Care to guess in how many hours, years, knives, strokes, anything, how long your diamond stone lasted?
They lasted about 2-1/2 years, lots of knives and lots of strokes. Trying to sharpen super hard new fangled stainless steels when I should have stepped down to coarser grits was probably their early death. Hence my earlier advice. Now as soon as it seems I not making headway or having to exert too much pressure I try going lower grit and look how that’s working.
I’ve always felt that edge trailing strokes had a tendency to break off chunks of the edge. Clay did some microscope studies this last year which pretty much confirmed it. But do I only use edge-leading strokes? Not necessarily. With lower grits (400/600) I’ll often use scrubbing strokes, but apply more pressure on the down-stroke (edge leading) than on the up-stroke. Depends on how impatient I am. With the 100/200s (which I very seldom use) I’ll go strictly edge leading. The chunks these babies will tear out are really nasty and take a really long time to remove. With 800/1000s, or higher grits, I think there is less of a tendency to break out chips/chunks from the edge, so I won’t necessarily stick to edge-leading, although higher magnifications might prove me wrong.
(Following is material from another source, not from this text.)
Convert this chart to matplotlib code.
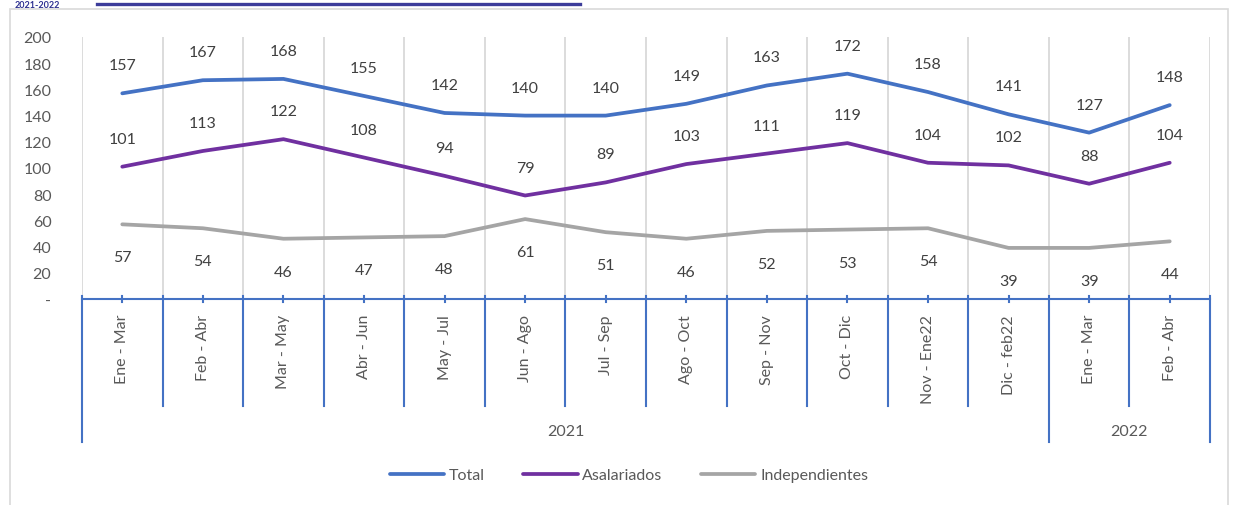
import matplotlib
matplotlib.use("Agg")
import matplotlib.pyplot as plt
from matplotlib.patches import Rectangle
from matplotlib.lines import Line2D
import matplotlib.transforms as mtransforms

categories = ["Ene - Mar", "Feb - Abr", "Mar - May", "Abr - Jun", "May - Jul", "Jun - Ago",
              "Jul - Sep", "Ago - Oct", "Sep - Nov", "Oct - Dic", "Nov - Ene22", "Dic - feb22",
              "Ene - Mar", "Feb - Abr"]
years = ["2021", "2022"]
year_counts = [12, 2]
total = [157, 167, 168, 155, 142, 140, 140, 149, 163, 172, 158, 141, 127, 148]
asalariados = [101, 113, 122, 108, 94, 79, 89, 103, 111, 119, 104, 102, 88, 104]
independientes = [57, 54, 46, 47, 48, 61, 51, 46, 52, 53, 54, 39, 39, 44]
yticks = [0, 20, 40, 60, 80, 100, 120, 140, 160, 180, 200]
ytick_labels = ["-", "20", "40", "60", "80", "100", "120", "140", "160", "180", "200"]

plt.rcParams['font.family'] = ['Lato', 'DejaVu Sans']
W, H = 1235, 506
fig = plt.figure(figsize=(W / 100, H / 100), dpi=100)
ax = fig.add_axes([82 / W, 1 - 300 / H, (1210 - 82) / W, (300 - 38) / H])

tc = '#595959'
blue = '#4472C4'
series = [("Total", total, '#4472C4', 28), ("Asalariados", asalariados, '#7030A0', 28),
          ("Independientes", independientes, '#A5A5A5', -33)]
x = list(range(len(categories)))
for name, vals, col, off in series:
    ax.plot(x, vals, color=col, lw=2.7, label=name, solid_capstyle='round', zorder=3)
    for xi, v in zip(x, vals):
        ax.annotate(str(v), (xi, v), xytext=(0, off * 0.72), textcoords='offset points',
                    ha='center', va='center', fontsize=11.5, color='#404040')

ax.set_xlim(-0.5, len(categories) - 0.5)
ax.set_ylim(0, 200)
ax.set_yticks(yticks)
ax.set_yticklabels(ytick_labels)
ax.tick_params(axis='y', length=0, pad=22, labelsize=11.5, labelcolor=tc)
ax.set_xticks([])
for s in ['top', 'right', 'left']:
    ax.spines[s].set_visible(False)
ax.spines['bottom'].set_color(blue)
ax.spines['bottom'].set_linewidth(1.5)

# gridlines at category boundaries
for i in range(len(categories) + 1):
    ax.axvline(i - 0.5, color='#D9D9D9', lw=1.3, zorder=0)

trans = mtransforms.blended_transform_factory(ax.transData, ax.transAxes)
px = 1 / (300 - 38)
year_bounds = [0]
for c in year_counts:
    year_bounds.append(year_bounds[-1] + c)
for i in range(len(categories) + 1):
    bottom = -143 * px if i in year_bounds else -107 * px
    ax.plot([i - 0.5, i - 0.5], [3 * px, bottom], color=blue, lw=1.5, transform=trans,
            clip_on=False, zorder=4)
for i, c in enumerate(categories):
    ax.plot([i, i], [3 * px, -3 * px], color=blue, lw=1.5, transform=trans, clip_on=False)
    ax.text(i, -15 * px, c, rotation=90, ha='center', va='top', fontsize=11.5, color=tc,
            transform=trans)
for y, a, b in zip(years, year_bounds[:-1], year_bounds[1:]):
    ax.text((a + b - 1) / 2, -132 * px, y, ha='center', va='center', fontsize=11.5,
            color=tc, transform=trans)

leg = fig.legend(loc='center', bbox_to_anchor=(629 / W, 1 - 476 / H), ncol=3, frameon=False,
                 fontsize=11.5, handlelength=3.4, handletextpad=0.3, columnspacing=2.4,
                 labelcolor=tc)

# chart frame and title strip at top
fig.add_artist(Rectangle((10 / W, -0.1), (1228 - 10) / W, 1.1 - 10 / H, transform=fig.transFigure,
                         fill=False, edgecolor='#D9D9D9', lw=1.2))
fig.text(15 / W, 1 - 1 / H, "2021-2022", fontsize=6.5, fontweight='bold',
         color='#2E3192', ha='left', va='top')
fig.add_artist(Line2D([97 / W, 580 / W], [1 - 5 / H, 1 - 5 / H], transform=fig.transFigure,
                      color='#3C3C9A', lw=2.4))

fig.savefig("out.png", dpi=100)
Please note that I do not use alternating strokes except on the last five strokes or so for the final grit. The size of the burr is dependent on the grit and the number of strokes you’ve taken on one side. Alternating strokes pretty much eliminate any trace of a burr. I don’t think I’ve ever raised a burr that was large enough to hook my fingernail on. Of course, I bite my fingernails so that’s a moot point anyway. You can feel even a very small burr with your fingertips. But with finer grits the burr will be barely detectable by feel. On a USB microscope, a burr will appear to be a very thin, bright line along the apex. Usually, only a few, light strokes on the opposite side will knock off the burr.
FWIW, I prefer to use single-sided strokes because of a neural deficit I have. I am on Tramadol for nerve pain and this deadens my sensitivity to touch and my eye-hand coordination. Single-sided strokes are just easier for me. Ain’t nobody gonna talk me out of my Tramadol. If you do the alternating stroke thing, it’ll be hard to detect any burr.
Yep. That is another theory that you possibly didn’t reach apex with your first lower grit. All consecutive grits didn’t sharpen the edge then. It is very important to reach apex with your first stone.
It is confusing though. You said that edge was very sharp at 600 grit. So it is pretty puzzling in what you are saying.